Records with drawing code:
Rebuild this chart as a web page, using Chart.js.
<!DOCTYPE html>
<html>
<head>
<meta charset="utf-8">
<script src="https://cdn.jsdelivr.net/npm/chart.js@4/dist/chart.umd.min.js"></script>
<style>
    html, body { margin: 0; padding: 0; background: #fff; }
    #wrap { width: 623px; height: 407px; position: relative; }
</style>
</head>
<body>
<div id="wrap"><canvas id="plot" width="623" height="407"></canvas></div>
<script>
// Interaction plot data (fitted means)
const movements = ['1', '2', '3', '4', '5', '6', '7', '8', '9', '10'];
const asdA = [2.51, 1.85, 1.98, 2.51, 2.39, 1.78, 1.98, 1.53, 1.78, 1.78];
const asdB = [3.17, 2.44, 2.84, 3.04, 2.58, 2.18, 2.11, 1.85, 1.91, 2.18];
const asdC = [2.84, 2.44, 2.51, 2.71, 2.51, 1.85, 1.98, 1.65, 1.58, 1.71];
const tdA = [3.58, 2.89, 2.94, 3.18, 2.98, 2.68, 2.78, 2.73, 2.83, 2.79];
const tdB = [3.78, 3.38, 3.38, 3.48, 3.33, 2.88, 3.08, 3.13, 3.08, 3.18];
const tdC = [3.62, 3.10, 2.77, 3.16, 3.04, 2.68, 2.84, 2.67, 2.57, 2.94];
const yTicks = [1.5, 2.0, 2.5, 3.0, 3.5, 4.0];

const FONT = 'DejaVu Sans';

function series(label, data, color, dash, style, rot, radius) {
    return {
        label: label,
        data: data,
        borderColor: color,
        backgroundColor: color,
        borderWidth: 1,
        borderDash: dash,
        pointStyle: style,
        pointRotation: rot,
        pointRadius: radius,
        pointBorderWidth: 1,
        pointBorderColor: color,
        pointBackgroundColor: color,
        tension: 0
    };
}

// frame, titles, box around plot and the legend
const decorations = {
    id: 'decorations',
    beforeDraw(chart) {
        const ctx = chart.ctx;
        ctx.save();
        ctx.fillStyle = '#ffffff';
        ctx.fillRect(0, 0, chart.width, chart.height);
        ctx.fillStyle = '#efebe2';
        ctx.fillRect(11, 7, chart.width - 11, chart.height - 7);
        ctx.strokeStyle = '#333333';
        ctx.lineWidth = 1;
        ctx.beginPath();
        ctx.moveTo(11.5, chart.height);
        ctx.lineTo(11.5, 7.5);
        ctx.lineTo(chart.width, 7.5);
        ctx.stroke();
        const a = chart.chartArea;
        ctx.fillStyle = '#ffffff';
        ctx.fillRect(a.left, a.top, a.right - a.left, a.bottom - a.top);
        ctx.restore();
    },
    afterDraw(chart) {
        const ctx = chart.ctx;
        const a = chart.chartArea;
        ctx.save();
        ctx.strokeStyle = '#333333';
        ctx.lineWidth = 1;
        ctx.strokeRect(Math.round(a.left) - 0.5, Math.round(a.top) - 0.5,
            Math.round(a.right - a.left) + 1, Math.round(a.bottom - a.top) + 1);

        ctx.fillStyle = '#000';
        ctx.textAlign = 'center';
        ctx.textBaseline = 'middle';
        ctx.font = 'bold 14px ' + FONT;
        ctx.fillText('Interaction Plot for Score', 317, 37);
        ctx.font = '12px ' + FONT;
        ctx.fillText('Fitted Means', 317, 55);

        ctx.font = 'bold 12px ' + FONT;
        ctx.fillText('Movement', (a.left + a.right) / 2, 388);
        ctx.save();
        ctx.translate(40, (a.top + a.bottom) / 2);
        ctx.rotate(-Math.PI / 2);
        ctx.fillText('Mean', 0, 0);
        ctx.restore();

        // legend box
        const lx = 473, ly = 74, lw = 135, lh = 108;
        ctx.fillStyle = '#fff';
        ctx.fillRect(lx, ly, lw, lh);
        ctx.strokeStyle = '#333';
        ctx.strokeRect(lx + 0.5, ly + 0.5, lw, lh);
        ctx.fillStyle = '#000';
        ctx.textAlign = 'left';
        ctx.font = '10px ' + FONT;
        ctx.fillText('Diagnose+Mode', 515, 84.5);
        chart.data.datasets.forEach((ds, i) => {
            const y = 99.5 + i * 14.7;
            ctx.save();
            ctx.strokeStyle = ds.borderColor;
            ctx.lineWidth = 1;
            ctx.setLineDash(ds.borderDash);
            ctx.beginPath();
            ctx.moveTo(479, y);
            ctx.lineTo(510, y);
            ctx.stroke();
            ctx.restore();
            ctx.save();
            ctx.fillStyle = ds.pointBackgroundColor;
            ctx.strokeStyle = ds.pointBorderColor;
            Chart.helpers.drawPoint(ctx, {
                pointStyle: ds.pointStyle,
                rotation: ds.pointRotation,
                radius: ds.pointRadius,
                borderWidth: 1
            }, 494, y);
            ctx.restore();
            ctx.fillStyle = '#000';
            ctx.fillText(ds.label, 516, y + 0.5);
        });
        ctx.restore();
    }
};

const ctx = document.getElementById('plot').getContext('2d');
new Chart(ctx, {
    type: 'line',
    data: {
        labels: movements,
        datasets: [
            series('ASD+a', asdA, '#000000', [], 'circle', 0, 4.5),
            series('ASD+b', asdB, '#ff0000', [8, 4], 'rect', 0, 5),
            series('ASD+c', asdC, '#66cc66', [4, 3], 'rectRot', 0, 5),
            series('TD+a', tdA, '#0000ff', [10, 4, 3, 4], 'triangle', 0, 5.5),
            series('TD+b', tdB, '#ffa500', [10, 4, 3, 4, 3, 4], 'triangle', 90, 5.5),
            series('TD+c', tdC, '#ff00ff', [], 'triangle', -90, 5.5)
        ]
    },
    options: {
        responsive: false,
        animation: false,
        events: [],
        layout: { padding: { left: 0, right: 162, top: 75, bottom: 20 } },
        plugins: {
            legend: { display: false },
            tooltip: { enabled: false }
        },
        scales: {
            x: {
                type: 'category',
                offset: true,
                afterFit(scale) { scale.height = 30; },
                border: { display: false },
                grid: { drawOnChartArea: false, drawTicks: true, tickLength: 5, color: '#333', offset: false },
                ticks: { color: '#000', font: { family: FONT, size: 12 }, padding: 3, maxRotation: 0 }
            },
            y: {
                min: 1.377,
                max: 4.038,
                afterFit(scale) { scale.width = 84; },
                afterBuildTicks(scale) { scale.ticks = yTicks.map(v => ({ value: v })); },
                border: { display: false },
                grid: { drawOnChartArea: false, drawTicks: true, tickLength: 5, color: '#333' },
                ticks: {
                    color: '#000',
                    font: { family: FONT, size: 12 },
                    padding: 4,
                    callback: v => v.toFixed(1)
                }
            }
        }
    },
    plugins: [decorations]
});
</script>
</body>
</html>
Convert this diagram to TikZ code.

▸ Set task
Could you quote the material above in full, exactly as it stands?

▸ Answer to the task
Rebuild this chart as a web page, using Chart.js.
<!DOCTYPE html>
<html>
<head>
<meta charset="utf-8">
<script src="https://cdn.jsdelivr.net/npm/chart.js@4/dist/chart.umd.min.js"></script>
<style>
    html, body { margin: 0; padding: 0; background: #fff; }
    #wrap { width: 623px; height: 407px; position: relative; }
</style>
</head>
<body>
<div id="wrap"><canvas id="plot" width="623" height="407"></canvas></div>
<script>
// Interaction plot data (fitted means)
const movements = ['1', '2', '3', '4', '5', '6', '7', '8', '9', '10'];
const asdA = [2.51, 1.85, 1.98, 2.51, 2.39, 1.78, 1.98, 1.53, 1.78, 1.78];
const asdB = [3.17, 2.44, 2.84, 3.04, 2.58, 2.18, 2.11, 1.85, 1.91, 2.18];
const asdC = [2.84, 2.44, 2.51, 2.71, 2.51, 1.85, 1.98, 1.65, 1.58, 1.71];
const tdA = [3.58, 2.89, 2.94, 3.18, 2.98, 2.68, 2.78, 2.73, 2.83, 2.79];
const tdB = [3.78, 3.38, 3.38, 3.48, 3.33, 2.88, 3.08, 3.13, 3.08, 3.18];
const tdC = [3.62, 3.10, 2.77, 3.16, 3.04, 2.68, 2.84, 2.67, 2.57, 2.94];
const yTicks = [1.5, 2.0, 2.5, 3.0, 3.5, 4.0];

const FONT = 'DejaVu Sans';

function series(label, data, color, dash, style, rot, radius) {
    return {
        label: label,
        data: data,
        borderColor: color,
        backgroundColor: color,
        borderWidth: 1,
        borderDash: dash,
        pointStyle: style,
        pointRotation: rot,
        pointRadius: radius,
        pointBorderWidth: 1,
        pointBorderColor: color,
        pointBackgroundColor: color,
        tension: 0
    };
}

// frame, titles, box around plot and the legend
const decorations = {
    id: 'decorations',
    beforeDraw(chart) {
        const ctx = chart.ctx;
        ctx.save();
        ctx.fillStyle = '#ffffff';
        ctx.fillRect(0, 0, chart.width, chart.height);
        ctx.fillStyle = '#efebe2';
        ctx.fillRect(11, 7, chart.width - 11, chart.height - 7);
        ctx.strokeStyle = '#333333';
        ctx.lineWidth = 1;
        ctx.beginPath();
        ctx.moveTo(11.5, chart.height);
        ctx.lineTo(11.5, 7.5);
        ctx.lineTo(chart.width, 7.5);
        ctx.stroke();
        const a = chart.chartArea;
        ctx.fillStyle = '#ffffff';
        ctx.fillRect(a.left, a.top, a.right - a.left, a.bottom - a.top);
        ctx.restore();
    },
    afterDraw(chart) {
        const ctx = chart.ctx;
        const a = chart.chartArea;
        ctx.save();
        ctx.strokeStyle = '#333333';
        ctx.lineWidth = 1;
        ctx.strokeRect(Math.round(a.left) - 0.5, Math.round(a.top) - 0.5,
            Math.round(a.right - a.left) + 1, Math.round(a.bottom - a.top) + 1);

        ctx.fillStyle = '#000';
        ctx.textAlign = 'center';
        ctx.textBaseline = 'middle';
        ctx.font = 'bold 14px ' + FONT;
        ctx.fillText('Interaction Plot for Score', 317, 37);
        ctx.font = '12px ' + FONT;
        ctx.fillText('Fitted Means', 317, 55);

        ctx.font = 'bold 12px ' + FONT;
        ctx.fillText('Movement', (a.left + a.right) / 2, 388);
        ctx.save();
        ctx.translate(40, (a.top + a.bottom) / 2);
        ctx.rotate(-Math.PI / 2);
        ctx.fillText('Mean', 0, 0);
        ctx.restore();

        // legend box
        const lx = 473, ly = 74, lw = 135, lh = 108;
        ctx.fillStyle = '#fff';
        ctx.fillRect(lx, ly, lw, lh);
        ctx.strokeStyle = '#333';
        ctx.strokeRect(lx + 0.5, ly + 0.5, lw, lh);
        ctx.fillStyle = '#000';
        ctx.textAlign = 'left';
        ctx.font = '10px ' + FONT;
        ctx.fillText('Diagnose+Mode', 515, 84.5);
        chart.data.datasets.forEach((ds, i) => {
            const y = 99.5 + i * 14.7;
            ctx.save();
            ctx.strokeStyle = ds.borderColor;
            ctx.lineWidth = 1;
            ctx.setLineDash(ds.borderDash);
            ctx.beginPath();
            ctx.moveTo(479, y);
            ctx.lineTo(510, y);
            ctx.stroke();
            ctx.restore();
            ctx.save();
            ctx.fillStyle = ds.pointBackgroundColor;
            ctx.strokeStyle = ds.pointBorderColor;
            Chart.helpers.drawPoint(ctx, {
                pointStyle: ds.pointStyle,
                rotation: ds.pointRotation,
                radius: ds.pointRadius,
                borderWidth: 1
            }, 494, y);
            ctx.restore();
            ctx.fillStyle = '#000';
            ctx.fillText(ds.label, 516, y + 0.5);
        });
        ctx.restore();
    }
};

const ctx = document.getElementById('plot').getContext('2d');
new Chart(ctx, {
    type: 'line',
    data: {
        labels: movements,
        datasets: [
            series('ASD+a', asdA, '#000000', [], 'circle', 0, 4.5),
            series('ASD+b', asdB, '#ff0000', [8, 4], 'rect', 0, 5),
            series('ASD+c', asdC, '#66cc66', [4, 3], 'rectRot', 0, 5),
            series('TD+a', tdA, '#0000ff', [10, 4, 3, 4], 'triangle', 0, 5.5),
            series('TD+b', tdB, '#ffa500', [10, 4, 3, 4, 3, 4], 'triangle', 90, 5.5),
            series('TD+c', tdC, '#ff00ff', [], 'triangle', -90, 5.5)
        ]
    },
    options: {
        responsive: false,
        animation: false,
        events: [],
        layout: { padding: { left: 0, right: 162, top: 75, bottom: 20 } },
        plugins: {
            legend: { display: false },
            tooltip: { enabled: false }
        },
        scales: {
            x: {
                type: 'category',
                offset: true,
                afterFit(scale) { scale.height = 30; },
                border: { display: false },
                grid: { drawOnChartArea: false, drawTicks: true, tickLength: 5, color: '#333', offset: false },
                ticks: { color: '#000', font: { family: FONT, size: 12 }, padding: 3, maxRotation: 0 }
            },
            y: {
                min: 1.377,
                max: 4.038,
                afterFit(scale) { scale.width = 84; },
                afterBuildTicks(scale) { scale.ticks = yTicks.map(v => ({ value: v })); },
                border: { display: false },
                grid: { drawOnChartArea: false, drawTicks: true, tickLength: 5, color: '#333' },
                ticks: {
                    color: '#000',
                    font: { family: FONT, size: 12 },
                    padding: 4,
                    callback: v => v.toFixed(1)
                }
            }
        }
    },
    plugins: [decorations]
});
</script>
</body>
</html>
Convert this diagram to TikZ code.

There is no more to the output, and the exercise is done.